(JOB):
Quote the records exactly, starting at the first line and stopping after the line with "const titleText = 'Share"; skip the pictures.

(STORED DATA):
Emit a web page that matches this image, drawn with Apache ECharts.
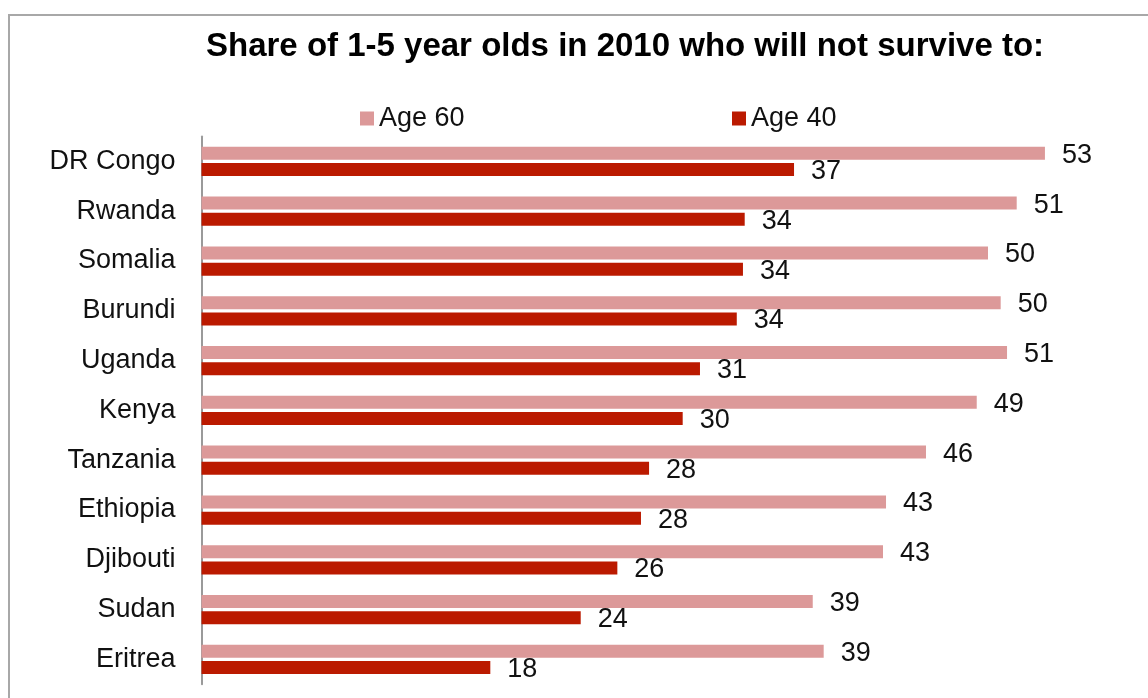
<!DOCTYPE html>
<html>
<head>
<meta charset="utf-8">
<script src="https://cdn.jsdelivr.net/npm/echarts@6/dist/echarts.min.js"></script>
<style>
html,body{margin:0;padding:0;background:#fff;}
#chart{width:1148px;height:698px;}
</style>
</head>
<body>
<div id="chart"></div>
<script>
const categories = ['DR Congo','Rwanda','Somalia','Burundi','Uganda','Kenya','Tanzania','Ethiopia','Djibouti','Sudan','Eritrea'];
const age60 = [53.18, 51.40, 49.59, 50.39, 50.79, 48.88, 45.68, 43.16, 42.97, 38.54, 39.23];
const age40 = [37.36, 34.25, 34.14, 33.75, 31.43, 30.34, 28.22, 27.71, 26.22, 23.91, 18.21];
const seriesNames = ['Age 60', 'Age 40'];
const titleText = 'Share of 1-5 year olds in 2010 who will not survive to:';

const FONT = 'Liberation Sans, Arial, sans-serif';
const chart = echarts.init(document.getElementById('chart'));
const labelCfg = {
  show: true, position: 'right', distance: 17, offset: [0, 2],
  color: '#111', fontSize: 27, fontFamily: FONT,
  formatter: p => Math.round(p.value)
};
chart.setOption({
  animation: false,
  backgroundColor: '#fff',
  title: {
    text: titleText, left: 201, top: 25,
    textStyle: { fontSize: 33, fontWeight: 'bold', color: '#000', fontFamily: FONT }
  },
  graphic: [{
    type: 'rect', shape: { x: 9, y: 15, width: 1300, height: 900 },
    style: { fill: 'none', stroke: '#a8a8a8', lineWidth: 2 }, silent: true
  }],
  legend: [
    { data: [seriesNames[0]], left: 355, top: 100, itemWidth: 14, itemHeight: 14, icon: 'rect',
      textStyle: { fontSize: 27, color: '#111', fontFamily: FONT } },
    { data: [seriesNames[1]], left: 727, top: 100, itemWidth: 14, itemHeight: 14, icon: 'rect',
      textStyle: { fontSize: 27, color: '#111', fontFamily: FONT } }
  ],
  grid: { left: 201.5, right: 74.2, top: 136.5, bottom: 13.7, containLabel: false },
  xAxis: { type: 'value', min: 0, max: 55, show: false },
  yAxis: {
    type: 'category', data: categories, inverse: true,
    axisLine: { show: true, lineStyle: { color: '#9a9a9a', width: 2 } },
    axisTick: { show: false },
    axisLabel: { margin: 26, fontSize: 27, color: '#111', fontFamily: FONT }
  },
  series: [
    { name: seriesNames[0], type: 'bar', data: age60, barWidth: 13, barGap: '25%',
      itemStyle: { color: '#dc9999' }, label: labelCfg },
    { name: seriesNames[1], type: 'bar', data: age40, barWidth: 13, barGap: '25%',
      itemStyle: { color: '#bb1a00' }, label: labelCfg }
  ]
});
</script>
</body>
</html>
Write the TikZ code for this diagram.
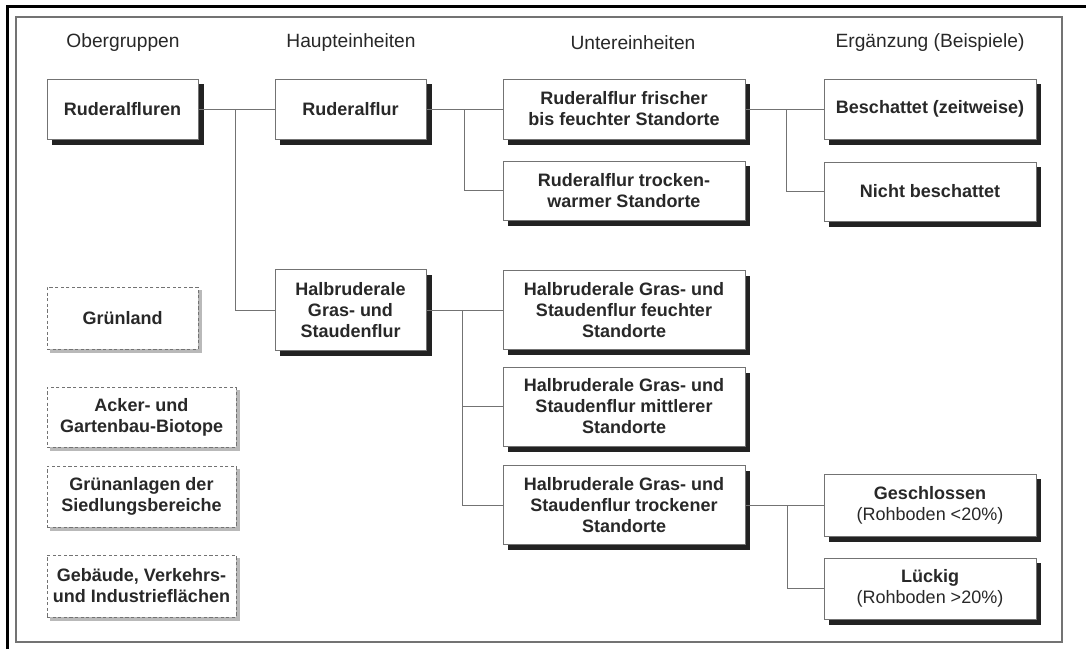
\documentclass[tikz,border=0pt]{standalone}
\usepackage{fontspec}
\setmainfont{Liberation Sans}
\definecolor{shadowdark}{RGB}{34,34,34}
\definecolor{shadowlight}{RGB}{185,185,185}
\definecolor{linegray}{RGB}{115,115,115}
\definecolor{textgray}{RGB}{40,40,40}

\begin{document}
\begin{tikzpicture}[x=0.5pt, y=-0.5pt,
    head/.style={font=\fontsize{9.6}{11}\selectfont, text=textgray},
    unit/.style={draw=linegray, line width=0.5pt, fill=white, align=center,
        font=\bfseries\fontsize{9}{10.5}\selectfont, text=textgray, inner sep=1pt},
    other/.style={draw=linegray, line width=0.5pt, dash pattern=on 1.6pt off 1.2pt, fill=white,
        align=center, font=\bfseries\fontsize{9}{10.5}\selectfont, text=textgray, inner sep=1pt},
    darkshadow/.style={fill=shadowdark},
    lightshadow/.style={fill=shadowlight},
    conn/.style={draw=linegray, line width=0.5pt}]
    \useasboundingbox (0,0) rectangle (1086,649);

    % Frames
    \draw[line width=1.5pt] (7,649) -- (7,6) -- (1086,6);
    \draw[linegray, line width=0.6pt] (16,17) rectangle (1062,642);

    % Shadows
    \fill[darkshadow] (52,84) rectangle (204,145);
    \fill[darkshadow] (280,84) rectangle (432,145);
    \fill[darkshadow] (280,275) rectangle (432,356);
    \fill[darkshadow] (508,84) rectangle (750,145);
    \fill[darkshadow] (508,166) rectangle (750,226);
    \fill[darkshadow] (508,276) rectangle (750,355);
    \fill[darkshadow] (508,373) rectangle (750,452);
    \fill[darkshadow] (508,471) rectangle (750,550);
    \fill[darkshadow] (829,84) rectangle (1041,145);
    \fill[darkshadow] (829,167) rectangle (1041,227);
    \fill[darkshadow] (829,479) rectangle (1041,542);
    \fill[darkshadow] (829,563) rectangle (1041,625);
    \fill[lightshadow] (50,290) rectangle (202,353);
    \fill[lightshadow] (50,390) rectangle (240,451);
    \fill[lightshadow] (50,469) rectangle (240,531);
    \fill[lightshadow] (50,558) rectangle (240,621);

    % Column headings
    \node[head] (og) at (123,43) {Obergruppen};
    \node[head] (hg) at (351,43) {Haupteinheiten};
    \node[head] (ug) at (633,43) {Untereinheiten};
    \node[head] (eg) at (930,43) {Ergänzung (Beispiele)};

    % Obergruppen
    \node[unit, minimum width=75.5pt, minimum height=30pt] (rfn) at (122.5,109) {Ruderalfluren};
    \node[other, minimum width=75.5pt, minimum height=31pt] (gru) at (122.5,318) {Grünland};
    \node[other, minimum width=94.5pt, minimum height=30pt] (ack) at (141.5,417) {Acker- und\\Gartenbau-Biotope};
    \node[other, minimum width=94.5pt, minimum height=30.5pt] (gra) at (141.5,496.5) {Grünanlagen der\\Siedlungsbereiche};
    \node[other, minimum width=94.5pt, minimum height=31pt] (geb) at (141.5,586) {Gebäude, Verkehrs-\\und Industrieflächen};

    % Haupteinheiten
    \node[unit, minimum width=75.5pt, minimum height=30pt] (rf) at (350.5,109) {Ruderalflur};
    \node[unit, minimum width=75.5pt, minimum height=40.5pt] (hgs) at (350.5,310) {Halbruderale\\Gras- und\\Staudenflur};

    % Untereinheiten
    \node[unit, minimum width=121pt, minimum height=30pt] (rff) at (624,109) {Ruderalflur frischer\\bis feuchter Standorte};
    \node[unit, minimum width=121pt, minimum height=29.5pt] (rtw) at (624,190.5) {Ruderalflur trocken-\\warmer Standorte};
    \node[unit, minimum width=121pt, minimum height=39.5pt] (hfe) at (624,310) {Halbruderale Gras- und\\Staudenflur feuchter\\Standorte};
    \node[unit, minimum width=121pt, minimum height=39.5pt] (hmi) at (624,406.5) {Halbruderale Gras- und\\Staudenflur mittlerer\\Standorte};
    \node[unit, minimum width=121pt, minimum height=39.5pt] (htr) at (624,505) {Halbruderale Gras- und\\Staudenflur trockener\\Standorte};

    % Ergaenzung
    \node[unit, minimum width=106pt, minimum height=30pt] (bes) at (930,109) {Beschattet (zeitweise)};
    \node[unit, minimum width=106pt, minimum height=29.5pt] (nbes) at (930,191.5) {Nicht beschattet};
    \node[unit, minimum width=106pt, minimum height=31pt] (ges) at (930,505) {Geschlossen\\\mdseries(Rohboden <20\%)};
    \node[unit, minimum width=106pt, minimum height=30.5pt] (lue) at (930,588.5) {Lückig\\\mdseries(Rohboden >20\%)};

    % Junctions
    \coordinate (j1) at (235,109);
    \coordinate (j2) at (464,109);
    \coordinate (j3) at (786,109);
    \coordinate (j4) at (462,310);
    \coordinate (j5) at (787,505);

    % Connectors
    \draw[conn] (rfn) -- (rf);
    \draw[conn] (j1) |- (hgs);
    \draw[conn] (rf) -- (rff);
    \draw[conn] (j2) |- (rtw);
    \draw[conn] (rff) -- (bes);
    \draw[conn] (j3) |- (nbes);
    \draw[conn] (hgs) -- (hfe);
    \draw[conn] (j4) |- (hmi);
    \draw[conn] (j4) |- (htr);
    \draw[conn] (htr) -- (ges);
    \draw[conn] (j5) |- (lue);
\end{tikzpicture}
\end{document}
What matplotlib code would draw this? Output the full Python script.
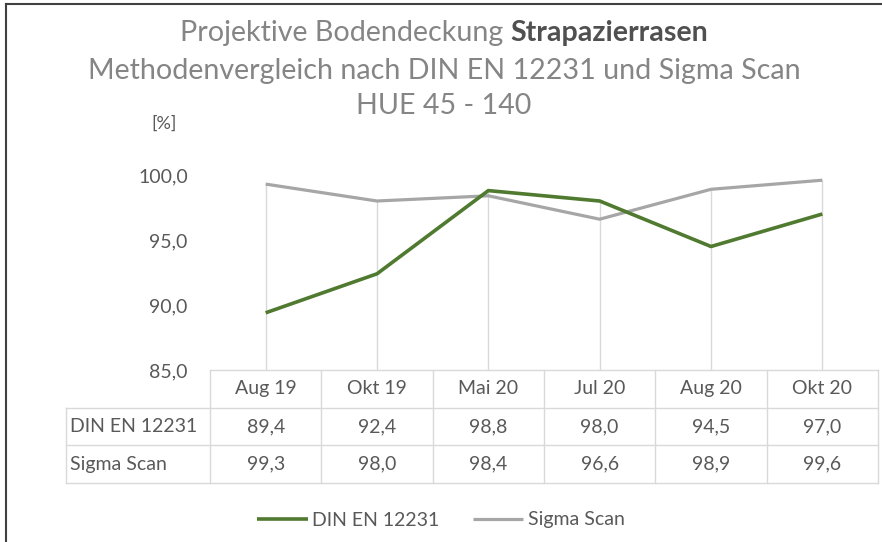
import matplotlib
matplotlib.use("Agg")
import matplotlib.pyplot as plt
from matplotlib.lines import Line2D

plt.rcParams['font.family'] = ['Lato', 'DejaVu Sans']

# ---- data ----
categories = ["Aug 19", "Okt 19", "Mai 20", "Jul 20", "Aug 20", "Okt 20"]
din_values = [89.4, 92.4, 98.8, 98.0, 94.5, 97.0]
sigma_values = [99.3, 98.0, 98.4, 96.6, 98.9, 99.6]
series_names = ["DIN EN 12231", "Sigma Scan"]
y_ticks = [85.0, 90.0, 95.0, 100.0]
title_line1_normal = "Projektive Bodendeckung "
title_line1_bold = "Strapazierrasen"
title_line2 = "Methodenvergleich nach DIN EN 12231 und Sigma Scan"
title_line3 = "HUE 45 - 140"
y_unit = "[%]"

W, H = 882, 542
fig = plt.figure(figsize=(W / 100, H / 100), dpi=100)
fig.patch.set_facecolor("white")

def fx(px):
    return px / W

def fy(py):
    return 1 - py / H

TEXT = "#595959"
GRID = "#d9d9d9"
DIN_C = "#4f7a2f"
SIG_C = "#a6a6a6"
FS = 14

# ---- main axes ----
L, R, T, B = 210, 878, 175, 370
ax = fig.add_axes([fx(L), fy(B), fx(R) - fx(L), (B - T) / H])
n = len(categories)
xs = list(range(n))
ax.set_xlim(-0.5, n - 0.5)
ax.set_ylim(y_ticks[0], y_ticks[-1])
for s in ["top", "right", "left"]:
    ax.spines[s].set_visible(False)
ax.spines["bottom"].set_color(GRID)
ax.spines["bottom"].set_linewidth(1)
ax.set_xticks([])
ax.set_yticks(y_ticks)
ax.set_yticklabels([f"{v:.1f}".replace(".", ",") for v in y_ticks], color=TEXT, fontsize=FS)
ax.tick_params(axis="y", length=0, pad=16)
ax.patch.set_alpha(0)

# drop lines
tops = [max(a, b) for a, b in zip(din_values, sigma_values)]
ax.vlines(xs, y_ticks[0], tops, colors=GRID, linewidth=1, zorder=1)

l_sig, = ax.plot(xs, sigma_values, color=SIG_C, linewidth=2.3, zorder=2, solid_capstyle="butt")
l_din, = ax.plot(xs, din_values, color=DIN_C, linewidth=2.6, zorder=3, solid_capstyle="butt")

# y unit
fig.text(fx(164), fy(124), y_unit, ha="center", va="center", color=TEXT, fontsize=FS - 1)

# ---- data table ----
TL, TB = 66, 483
col_w = (R - L) / n
x_left = -0.5 - (L - TL) / col_w
tax = fig.add_axes([fx(TL), fy(TB), fx(R) - fx(TL), (TB - B) / H])
tax.set_xlim(x_left, n - 0.5)
tax.set_ylim(3, 0)
tax.axis("off")
lk = dict(color=GRID, linewidth=1, clip_on=False)
for yy in [1, 2, 3]:
    tax.plot([x_left, n - 0.5], [yy, yy], **lk)
for i in range(n + 1):
    tax.plot([i - 0.5, i - 0.5], [0, 3], **lk)
tax.plot([x_left, x_left], [1, 3], **lk)

for i, c in enumerate(categories):
    tax.text(i, 0.5, c, ha="center", va="center", color=TEXT, fontsize=FS)
rows = [din_values, sigma_values]
for r, (name, vals) in enumerate(zip(series_names, rows)):
    tax.text(x_left + 0.04, r + 1.5, name, ha="left", va="center", color=TEXT, fontsize=FS)
    for i, v in enumerate(vals):
        tax.text(i, r + 1.5, f"{v:.1f}".replace(".", ","), ha="center", va="center",
                 color=TEXT, fontsize=FS)

# ---- legend ----
fig.legend([l_din, l_sig], series_names, loc="center", bbox_to_anchor=(fx(441), fy(520)),
           ncol=2, frameon=False, fontsize=FS, handlelength=2.6, handletextpad=0.25,
           columnspacing=1.7, labelcolor=TEXT)

# ---- titles ----
r = fig.canvas.get_renderer()
TFS = 20.6
TC = "#858585"
cx = fx(444)
t1a = fig.text(0, fy(33), title_line1_normal, fontsize=TFS, color=TC, va="center", ha="left")
t1b = fig.text(0, fy(33), title_line1_bold, fontsize=TFS, color="#505050", va="center",
               ha="left", fontweight="bold")
w1 = t1a.get_window_extent(r).width
w2 = t1b.get_window_extent(r).width
start = cx * W - (w1 + w2) / 2
t1a.set_x(start / W)
t1b.set_x((start + w1) / W)
fig.text(cx, fy(71), title_line2, fontsize=TFS, color=TC, ha="center", va="center")
fig.text(cx, fy(106), title_line3, fontsize=TFS, color=TC, ha="center", va="center")

# ---- outer frame ----
fig.add_artist(Line2D([fx(6), fx(6)], [fy(4), 0], transform=fig.transFigure, color="#404040", linewidth=1.5))
fig.add_artist(Line2D([fx(6), 1], [fy(4), fy(4)], transform=fig.transFigure, color="#404040", linewidth=1.5))

fig.savefig("out.png", dpi=100, facecolor="white")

(EXERCISE ANSWER):
Emit a web page that matches this image, drawn with Apache ECharts.
<!DOCTYPE html>
<html>
<head>
<meta charset="utf-8">
<script src="https://cdn.jsdelivr.net/npm/echarts@6/dist/echarts.min.js"></script>
<style>
html,body{margin:0;padding:0;background:#fff;}
#chart{width:1148px;height:698px;}
</style>
</head>
<body>
<div id="chart"></div>
<script>
const categories = ['DR Congo','Rwanda','Somalia','Burundi','Uganda','Kenya','Tanzania','Ethiopia','Djibouti','Sudan','Eritrea'];
const age60 = [53.18, 51.40, 49.59, 50.39, 50.79, 48.88, 45.68, 43.16, 42.97, 38.54, 39.23];
const age40 = [37.36, 34.25, 34.14, 33.75, 31.43, 30.34, 28.22, 27.71, 26.22, 23.91, 18.21];
const seriesNames = ['Age 60', 'Age 40'];
const titleText = 'Share of 1-5 year olds in 2010 who will not survive to:';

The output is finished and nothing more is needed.